— START OF Provided data —

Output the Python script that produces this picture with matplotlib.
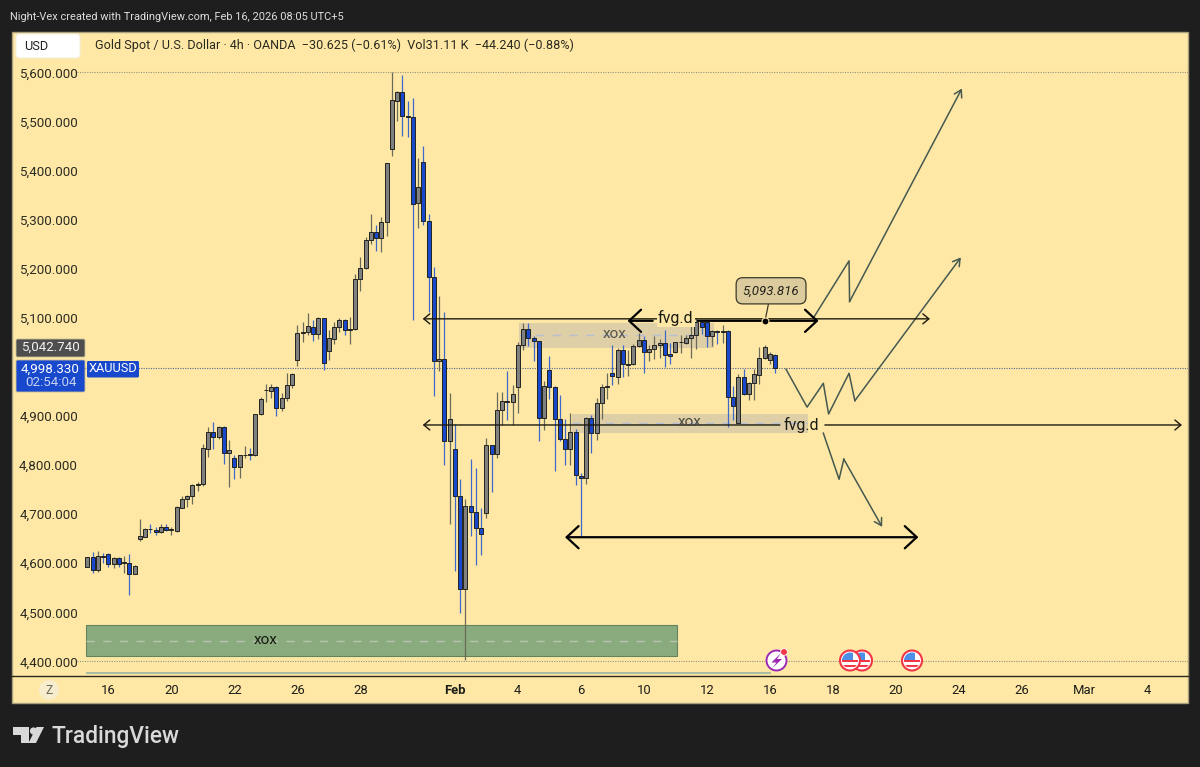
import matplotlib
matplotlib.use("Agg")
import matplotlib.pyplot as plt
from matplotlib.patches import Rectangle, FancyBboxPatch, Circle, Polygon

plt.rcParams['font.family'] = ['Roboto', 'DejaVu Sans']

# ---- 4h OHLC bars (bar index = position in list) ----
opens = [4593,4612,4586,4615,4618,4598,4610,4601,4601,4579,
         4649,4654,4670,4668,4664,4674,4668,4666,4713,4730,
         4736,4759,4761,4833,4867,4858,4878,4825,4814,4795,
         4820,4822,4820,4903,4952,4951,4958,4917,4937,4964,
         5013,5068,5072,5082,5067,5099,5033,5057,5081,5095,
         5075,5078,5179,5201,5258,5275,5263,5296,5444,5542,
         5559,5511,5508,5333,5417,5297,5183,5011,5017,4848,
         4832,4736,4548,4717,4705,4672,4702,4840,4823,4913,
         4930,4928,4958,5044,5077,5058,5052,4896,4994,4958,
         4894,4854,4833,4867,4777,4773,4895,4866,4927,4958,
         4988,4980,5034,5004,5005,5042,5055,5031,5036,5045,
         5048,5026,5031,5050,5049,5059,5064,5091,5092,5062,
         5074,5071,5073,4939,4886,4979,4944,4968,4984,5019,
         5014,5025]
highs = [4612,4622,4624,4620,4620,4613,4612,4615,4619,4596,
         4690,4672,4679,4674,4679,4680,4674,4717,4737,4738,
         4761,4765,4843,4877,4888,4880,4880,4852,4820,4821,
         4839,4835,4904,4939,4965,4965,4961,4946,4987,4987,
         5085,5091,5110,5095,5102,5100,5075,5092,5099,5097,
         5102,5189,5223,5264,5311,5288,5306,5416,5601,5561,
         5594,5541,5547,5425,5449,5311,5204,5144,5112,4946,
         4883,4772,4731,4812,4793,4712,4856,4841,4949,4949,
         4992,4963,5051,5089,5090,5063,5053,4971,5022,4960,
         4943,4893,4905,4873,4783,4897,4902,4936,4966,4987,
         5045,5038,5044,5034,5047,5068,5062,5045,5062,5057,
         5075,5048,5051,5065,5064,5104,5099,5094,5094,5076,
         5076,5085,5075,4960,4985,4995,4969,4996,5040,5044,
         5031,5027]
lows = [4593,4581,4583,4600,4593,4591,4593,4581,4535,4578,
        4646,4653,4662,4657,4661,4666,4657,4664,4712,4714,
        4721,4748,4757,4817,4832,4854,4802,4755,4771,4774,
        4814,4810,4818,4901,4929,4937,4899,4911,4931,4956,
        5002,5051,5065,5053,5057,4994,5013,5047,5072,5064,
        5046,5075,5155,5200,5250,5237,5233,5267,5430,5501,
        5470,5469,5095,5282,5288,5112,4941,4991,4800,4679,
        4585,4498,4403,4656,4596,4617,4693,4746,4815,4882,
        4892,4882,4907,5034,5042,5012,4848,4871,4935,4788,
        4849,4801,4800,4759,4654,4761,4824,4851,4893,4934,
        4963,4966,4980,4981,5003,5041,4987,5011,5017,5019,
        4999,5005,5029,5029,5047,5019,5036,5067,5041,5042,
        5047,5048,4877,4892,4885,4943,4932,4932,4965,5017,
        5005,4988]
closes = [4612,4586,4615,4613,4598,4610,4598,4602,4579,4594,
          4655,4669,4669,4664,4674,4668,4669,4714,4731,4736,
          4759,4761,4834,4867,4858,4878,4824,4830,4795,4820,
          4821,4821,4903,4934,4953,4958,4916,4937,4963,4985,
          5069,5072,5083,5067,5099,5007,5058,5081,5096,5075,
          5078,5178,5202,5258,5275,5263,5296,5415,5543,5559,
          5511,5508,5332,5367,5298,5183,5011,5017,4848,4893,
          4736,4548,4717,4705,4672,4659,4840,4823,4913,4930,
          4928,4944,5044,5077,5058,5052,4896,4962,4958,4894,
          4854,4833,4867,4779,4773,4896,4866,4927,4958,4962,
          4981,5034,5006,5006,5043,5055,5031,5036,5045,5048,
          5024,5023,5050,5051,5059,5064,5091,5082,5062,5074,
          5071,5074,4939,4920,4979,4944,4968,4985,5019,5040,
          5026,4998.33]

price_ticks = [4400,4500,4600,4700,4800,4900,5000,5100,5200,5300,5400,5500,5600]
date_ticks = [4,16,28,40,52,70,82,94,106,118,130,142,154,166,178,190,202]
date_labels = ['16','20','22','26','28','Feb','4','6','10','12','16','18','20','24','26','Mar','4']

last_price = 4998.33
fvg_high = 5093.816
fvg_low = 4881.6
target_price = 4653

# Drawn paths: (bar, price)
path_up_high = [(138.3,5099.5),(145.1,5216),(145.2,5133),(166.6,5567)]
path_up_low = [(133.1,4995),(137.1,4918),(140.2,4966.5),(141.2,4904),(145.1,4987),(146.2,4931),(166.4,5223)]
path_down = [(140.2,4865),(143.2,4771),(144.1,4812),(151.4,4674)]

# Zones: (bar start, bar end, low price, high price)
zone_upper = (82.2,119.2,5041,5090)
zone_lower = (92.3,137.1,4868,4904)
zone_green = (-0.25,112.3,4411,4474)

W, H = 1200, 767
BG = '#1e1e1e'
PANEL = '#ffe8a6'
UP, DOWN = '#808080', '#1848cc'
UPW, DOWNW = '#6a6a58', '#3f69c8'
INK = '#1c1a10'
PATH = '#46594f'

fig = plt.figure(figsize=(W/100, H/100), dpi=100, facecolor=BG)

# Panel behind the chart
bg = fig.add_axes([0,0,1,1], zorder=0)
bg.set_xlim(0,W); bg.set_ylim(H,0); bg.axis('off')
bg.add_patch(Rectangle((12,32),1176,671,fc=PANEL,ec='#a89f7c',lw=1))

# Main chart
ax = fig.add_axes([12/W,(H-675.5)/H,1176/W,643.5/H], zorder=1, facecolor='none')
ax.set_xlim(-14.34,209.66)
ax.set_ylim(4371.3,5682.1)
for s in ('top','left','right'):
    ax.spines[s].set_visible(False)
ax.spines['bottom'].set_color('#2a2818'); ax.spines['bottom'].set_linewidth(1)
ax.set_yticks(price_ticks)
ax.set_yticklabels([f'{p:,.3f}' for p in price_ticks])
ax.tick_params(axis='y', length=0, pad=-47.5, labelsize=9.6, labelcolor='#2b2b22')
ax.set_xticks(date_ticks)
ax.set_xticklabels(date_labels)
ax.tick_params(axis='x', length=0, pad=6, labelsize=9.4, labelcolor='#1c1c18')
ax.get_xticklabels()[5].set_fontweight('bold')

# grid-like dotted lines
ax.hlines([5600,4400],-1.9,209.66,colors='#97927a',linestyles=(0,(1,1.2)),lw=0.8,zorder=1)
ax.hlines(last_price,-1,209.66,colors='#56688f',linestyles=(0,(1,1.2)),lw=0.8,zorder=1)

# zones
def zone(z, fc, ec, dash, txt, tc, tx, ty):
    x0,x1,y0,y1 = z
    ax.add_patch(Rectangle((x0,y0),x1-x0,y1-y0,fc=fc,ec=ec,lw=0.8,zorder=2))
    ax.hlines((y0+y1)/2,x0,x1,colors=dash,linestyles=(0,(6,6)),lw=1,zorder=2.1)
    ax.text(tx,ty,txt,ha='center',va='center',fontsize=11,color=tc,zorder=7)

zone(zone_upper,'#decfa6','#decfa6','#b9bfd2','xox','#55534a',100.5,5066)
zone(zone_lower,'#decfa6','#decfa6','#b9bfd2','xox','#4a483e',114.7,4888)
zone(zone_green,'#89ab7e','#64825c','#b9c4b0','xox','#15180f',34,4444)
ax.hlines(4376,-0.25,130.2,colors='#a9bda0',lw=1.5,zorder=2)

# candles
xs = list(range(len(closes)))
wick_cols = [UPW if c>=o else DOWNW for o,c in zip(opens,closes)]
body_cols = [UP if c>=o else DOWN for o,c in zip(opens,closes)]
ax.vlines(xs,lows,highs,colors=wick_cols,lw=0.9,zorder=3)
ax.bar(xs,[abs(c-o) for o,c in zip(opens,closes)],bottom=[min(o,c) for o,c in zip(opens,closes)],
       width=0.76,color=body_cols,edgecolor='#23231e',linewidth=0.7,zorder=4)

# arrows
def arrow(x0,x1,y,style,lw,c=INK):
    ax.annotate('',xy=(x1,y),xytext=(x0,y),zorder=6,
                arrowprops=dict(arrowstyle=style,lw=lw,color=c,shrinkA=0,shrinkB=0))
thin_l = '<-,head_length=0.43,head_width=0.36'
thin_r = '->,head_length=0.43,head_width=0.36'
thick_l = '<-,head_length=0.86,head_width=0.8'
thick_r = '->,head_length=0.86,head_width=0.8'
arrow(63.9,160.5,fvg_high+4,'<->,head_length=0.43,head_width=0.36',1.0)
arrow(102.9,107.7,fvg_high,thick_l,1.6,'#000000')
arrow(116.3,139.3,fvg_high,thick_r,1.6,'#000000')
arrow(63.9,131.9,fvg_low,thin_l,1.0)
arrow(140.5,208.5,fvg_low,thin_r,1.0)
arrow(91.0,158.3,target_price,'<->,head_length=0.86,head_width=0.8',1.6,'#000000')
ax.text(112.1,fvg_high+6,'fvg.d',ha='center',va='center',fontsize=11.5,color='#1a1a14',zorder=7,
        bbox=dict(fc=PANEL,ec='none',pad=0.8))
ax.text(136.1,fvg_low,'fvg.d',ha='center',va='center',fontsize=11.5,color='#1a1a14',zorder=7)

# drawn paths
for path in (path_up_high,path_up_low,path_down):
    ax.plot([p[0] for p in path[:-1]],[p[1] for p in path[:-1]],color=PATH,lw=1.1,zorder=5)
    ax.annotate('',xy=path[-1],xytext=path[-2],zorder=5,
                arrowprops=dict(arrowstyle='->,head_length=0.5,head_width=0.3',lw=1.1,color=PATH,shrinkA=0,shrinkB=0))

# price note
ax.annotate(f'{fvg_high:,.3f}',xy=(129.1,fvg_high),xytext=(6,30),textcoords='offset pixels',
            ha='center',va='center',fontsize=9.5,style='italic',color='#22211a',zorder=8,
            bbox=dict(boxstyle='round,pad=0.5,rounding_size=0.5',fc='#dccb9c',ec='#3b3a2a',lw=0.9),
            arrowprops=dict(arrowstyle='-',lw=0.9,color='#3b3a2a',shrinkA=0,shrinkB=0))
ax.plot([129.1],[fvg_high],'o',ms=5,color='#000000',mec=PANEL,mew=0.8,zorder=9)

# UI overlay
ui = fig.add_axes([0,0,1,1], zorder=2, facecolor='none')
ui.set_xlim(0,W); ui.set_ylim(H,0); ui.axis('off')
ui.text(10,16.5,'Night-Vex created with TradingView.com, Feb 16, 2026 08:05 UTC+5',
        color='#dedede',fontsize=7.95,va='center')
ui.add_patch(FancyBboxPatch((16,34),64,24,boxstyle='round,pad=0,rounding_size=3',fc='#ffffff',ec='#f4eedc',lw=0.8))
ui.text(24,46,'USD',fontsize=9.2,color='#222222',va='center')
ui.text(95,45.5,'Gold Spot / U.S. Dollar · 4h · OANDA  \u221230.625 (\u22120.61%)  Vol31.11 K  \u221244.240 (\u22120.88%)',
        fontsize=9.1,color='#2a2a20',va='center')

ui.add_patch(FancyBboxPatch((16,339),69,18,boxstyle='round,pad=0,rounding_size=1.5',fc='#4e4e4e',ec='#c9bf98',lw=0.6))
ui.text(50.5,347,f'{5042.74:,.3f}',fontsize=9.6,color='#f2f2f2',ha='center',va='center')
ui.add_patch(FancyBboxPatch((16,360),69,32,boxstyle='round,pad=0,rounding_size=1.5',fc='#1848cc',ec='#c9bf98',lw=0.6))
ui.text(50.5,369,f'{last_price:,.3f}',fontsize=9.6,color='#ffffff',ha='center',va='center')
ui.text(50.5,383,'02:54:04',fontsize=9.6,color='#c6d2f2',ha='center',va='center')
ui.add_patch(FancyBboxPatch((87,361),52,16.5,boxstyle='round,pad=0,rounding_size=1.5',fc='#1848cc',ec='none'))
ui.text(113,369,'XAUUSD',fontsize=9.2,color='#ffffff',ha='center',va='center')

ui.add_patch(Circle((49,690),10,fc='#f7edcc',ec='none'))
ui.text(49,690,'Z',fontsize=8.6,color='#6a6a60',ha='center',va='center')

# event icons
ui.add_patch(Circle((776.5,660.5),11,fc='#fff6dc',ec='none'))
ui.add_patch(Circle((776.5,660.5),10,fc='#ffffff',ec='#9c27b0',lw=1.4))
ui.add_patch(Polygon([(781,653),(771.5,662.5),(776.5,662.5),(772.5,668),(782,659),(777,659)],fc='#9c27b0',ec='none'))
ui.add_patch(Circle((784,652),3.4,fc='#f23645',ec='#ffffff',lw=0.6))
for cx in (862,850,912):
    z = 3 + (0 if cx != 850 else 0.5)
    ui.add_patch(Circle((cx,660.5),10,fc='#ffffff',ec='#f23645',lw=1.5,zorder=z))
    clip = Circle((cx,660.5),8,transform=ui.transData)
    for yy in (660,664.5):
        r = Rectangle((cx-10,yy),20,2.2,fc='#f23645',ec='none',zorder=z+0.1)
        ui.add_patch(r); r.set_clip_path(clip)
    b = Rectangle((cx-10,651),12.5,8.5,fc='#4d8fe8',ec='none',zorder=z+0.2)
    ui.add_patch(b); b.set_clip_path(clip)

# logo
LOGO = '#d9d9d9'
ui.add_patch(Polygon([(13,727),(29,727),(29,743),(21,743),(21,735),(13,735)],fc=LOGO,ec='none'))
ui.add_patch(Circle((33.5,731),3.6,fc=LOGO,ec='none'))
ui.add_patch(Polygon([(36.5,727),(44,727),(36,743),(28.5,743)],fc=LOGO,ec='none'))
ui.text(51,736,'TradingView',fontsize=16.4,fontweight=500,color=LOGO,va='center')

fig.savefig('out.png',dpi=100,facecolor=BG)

— END OF Provided data —

◆ **The request**
Omitting all pictures, restate exactly the lines of the material from its start through the line that contains "plt.rcParams['font.family'] = ['Roboto', 'DejaVu".

◆ **Worked solution**
Output the Python script that produces this picture with matplotlib.
import matplotlib
matplotlib.use("Agg")
import matplotlib.pyplot as plt
from matplotlib.patches import Rectangle, FancyBboxPatch, Circle, Polygon

plt.rcParams['font.family'] = ['Roboto', 'DejaVu Sans']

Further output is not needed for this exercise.